Let's say we have an array with three elements, if we call this method and then multiply the result with the length of the array we can get a value between *zero* and *almost three*.

With Math.floor we remove the floating part of any of the possible result, and now we can get *zero*, *one* or *two*, the three available indexes in our three elements array.

`function shuffle(array) {`

var copiedArray = array.slice()

var len = copiedArray.length

var randomPosition

randomPosition = Math.floor(Math.random() * len)

}

Because we plan on reducing the length as we slice one element from the array, I'm going to put this logic inside a `while`

loop which will end after we decrease the `len`

variable to *zero*.

`function shuffle(array) {`

var copiedArray = array.slice()

var len = copiedArray.length

var randomPosition

while (len) {

randomPosition = Math.floor(Math.random() * len--)

}

}

Simple and beautiful... but still doing nothing, we need to pick up an element randomly using the obtained `randomPosition`

and push it to a new one.

### # Return a new shuffled array

For this we can use again `splice`

but this time we are going to pass `randomPosition`

to point the element and `1`

to indicate the amount of elements we are going to extract.

`function shuffle(array) {`

var copiedArray = array.slice()

var len = copiedArray.length

var shuffledArray = []

var randomPosition

while (len) {

randomPosition = Math.floor(Math.random() * len--)

shuffledArray.push(copiedArray.splice(randomPosition, 1)[0])

}

return shuffledArray

}

And that's it! In terms of space this is creating two new arrays of the same length, which might not be optimal but in my case arrays longer than 20 items was weird so it wasn't a concern.

About its complexity in time, it would be `O(n)`

in Big O notation, more than acceptable for non-critical conditions.

We can even return early when an array is empty or only contains one element, which it happened a lot inside the business logic this code was placed.

`function shuffle(array) {`

if (array.length < 2) {

return array

}

var copiedArray = array.slice()

var len = copiedArray.length

var shuffledArray = []

var randomPosition

while (len) {

randomPosition = Math.floor(Math.random() * len--)

shuffledArray.push(copiedArray.splice(randomPosition, 1)[0])

}

return shuffledArray

}

*See this example in action*

I've created a fiddle *(link above)* where you can see this working.

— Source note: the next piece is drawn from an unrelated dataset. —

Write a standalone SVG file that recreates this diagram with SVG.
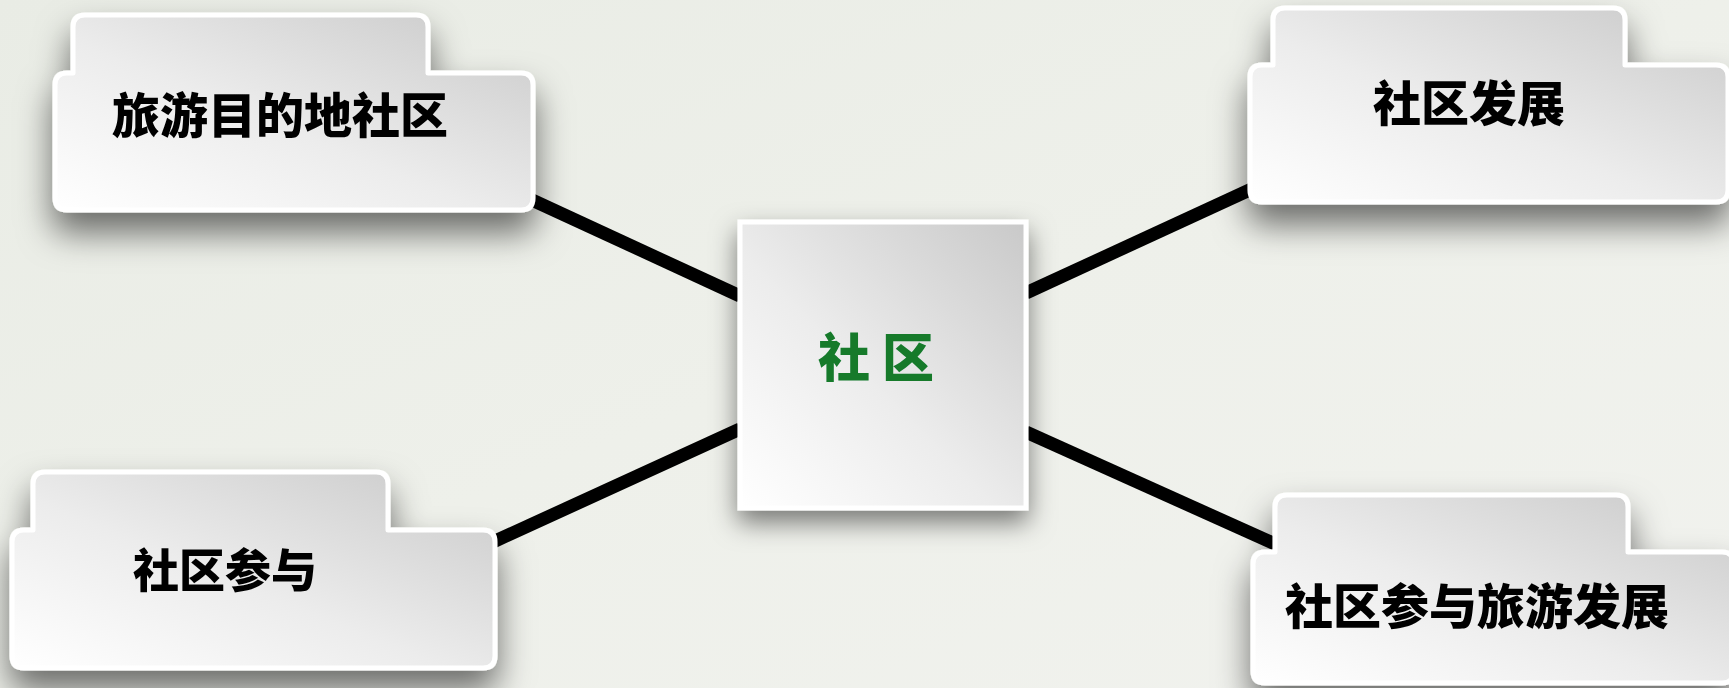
<svg xmlns="http://www.w3.org/2000/svg" width="1729" height="688" viewBox="0 0 1729 688">
<defs>
<linearGradient id="bg" x1="0" y1="0" x2="1" y2="1">
<stop offset="0" stop-color="#e9ece5"/>
<stop offset="0.5" stop-color="#eef0ea"/>
<stop offset="1" stop-color="#f1f2ee"/>
</linearGradient>
<linearGradient id="fill" x1="0" y1="1" x2="1" y2="0">
<stop offset="0" stop-color="#ffffff"/>
<stop offset="0.45" stop-color="#ececec"/>
<stop offset="1" stop-color="#c9c9c9"/>
</linearGradient>
<filter id="sh" x="-15%" y="-15%" width="130%" height="170%">
<feDropShadow dx="0" dy="20" stdDeviation="17" flood-color="#000" flood-opacity="0.55"/>
</filter>
<filter id="shc" x="-25%" y="-25%" width="150%" height="160%">
<feDropShadow dx="0" dy="12" stdDeviation="13" flood-color="#000" flood-opacity="0.5"/>
</filter>
</defs>
<style>
.card{fill:url(#fill);stroke:#ffffff;stroke-width:5;stroke-linejoin:round}
.lbl{font-family:"Noto Sans CJK SC","Noto Sans",sans-serif;font-weight:900;fill:#000;text-anchor:middle}
.conn{stroke:#000;stroke-width:13;stroke-linecap:butt;fill:none}
</style>
<rect x="0" y="0" width="1729" height="688" fill="url(#bg)"/>
<g id="connectors">
<line class="conn" x1="532" y1="200" x2="740" y2="296"/>
<line class="conn" x1="1026" y1="293" x2="1256" y2="187"/>
<line class="conn" x1="493" y1="542" x2="740" y2="429"/>
<line class="conn" x1="1026" y1="432" x2="1275" y2="544"/>
</g>
<g id="node-tl" filter="url(#sh)">
<path class="card" d="M85,15 H416 Q428,15 428,27 V73 H521 Q533,73 533,85 V198 Q533,210 521,210 H67 Q55,210 55,198 V85 Q55,73 67,73 H73 V27 Q73,15 85,15 Z"/>
<text class="lbl" x="280" y="133" font-size="48">旅游目的地社区</text>
</g>
<g id="node-tr" filter="url(#sh)">
<path class="card" d="M1285,8 H1613 Q1625,8 1625,20 V65 H1716 Q1728,65 1728,77 V190 Q1728,202 1716,202 H1262 Q1250,202 1250,190 V77 Q1250,65 1262,65 H1273 V20 Q1273,8 1285,8 Z"/>
<text class="lbl" x="1469" y="121" font-size="48">社区发展</text>
</g>
<g id="node-bl" filter="url(#sh)">
<path class="card" d="M45,472 H376 Q388,472 388,484 V530 H483 Q495,530 495,542 V656 Q495,668 483,668 H24 Q12,668 12,656 V542 Q12,530 24,530 H33 V484 Q33,472 45,472 Z"/>
<text class="lbl" x="225" y="587" font-size="46">社区参与</text>
</g>
<g id="node-br" filter="url(#sh)">
<path class="card" d="M1287,495 H1616 Q1628,495 1628,507 V552 H1722 Q1734,552 1734,564 V671 Q1734,683 1722,683 H1265 Q1253,683 1253,671 V564 Q1253,552 1265,552 H1275 V507 Q1275,495 1287,495 Z"/>
<text class="lbl" x="1477" y="624" font-size="48">社区参与旅游发展</text>
</g>
<g id="node-center" filter="url(#shc)">
<rect x="740" y="222" width="286" height="286" fill="url(#fill)" stroke="#ffffff" stroke-width="5"/>
<text x="818" y="377" font-size="52" letter-spacing="12" font-family="'Noto Sans CJK SC','Noto Sans',sans-serif" font-weight="900" fill="#127a2c">社区</text>
</g>
</svg>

It also contains an iteration that gets executed a one hundred thousand times and its results showing the frequencies distribution in the console.

After running those tests and making sure it worked well I started searching for other possible alternatives and surprisingly found mine being more stable and reasonable to implement.

## # Using sort, just don't

Don't get me wrong, I think sort is great, but when used for its original purposes, to establish a new known order in an array.

For that you need a criteria and a compare function that responds to it. Random isn't a known order and has no criteria, but well, here's the little monster I found out there...

`array.sort(function() {`

return 0.5 - Math.random()

})

Beautiful, isn't it? Just one line, something that will encourage you to put it inside your code right away because, you know, it's just one line! The problem is it isn't taking in consideration how *sort* really works. Every time the compare function is called, sort expects a negative number, a positive number or zero.

In case the number is negative the second element in comparison will be moved before the first one, the opposite will happen if the number is positive and nothing will happen if the number returned is zero.

That's pretty useful when you are actually sorting elements but since we want to create a random scenario half of the times this compare function gets called nothing actually changes, leaving elements in their original position, which we don't want. If you send an array of two or three elements there's a high probability you will get the exact same order.

## # The best solution out there

I imagined this problem wasn't new and that probably smarter people than me already had a solution for a well distributed and performant algorithm.

Luckily that was true. The solution is very old and it's called Fisher-Yates shuffle, named after Ronald Fisher and Frank Yates and it assures that any possible permutation is equally possible.

This algorithm is the one applied by lodash in their `_.shuffle`

method.

## # Wrap-up

I knew there was probably a better solution for this before starting my own approach, but I think giving it a try gives you a great opportunity to think, investigate and learn a lot not only about the problem itself, but new methods, compromises and patterns.

That's the good thing about trying to make your own way through challenges. I hope this post reflected some of that experience and, in case you were looking for a nice solution to shuffle an array, you found it useful.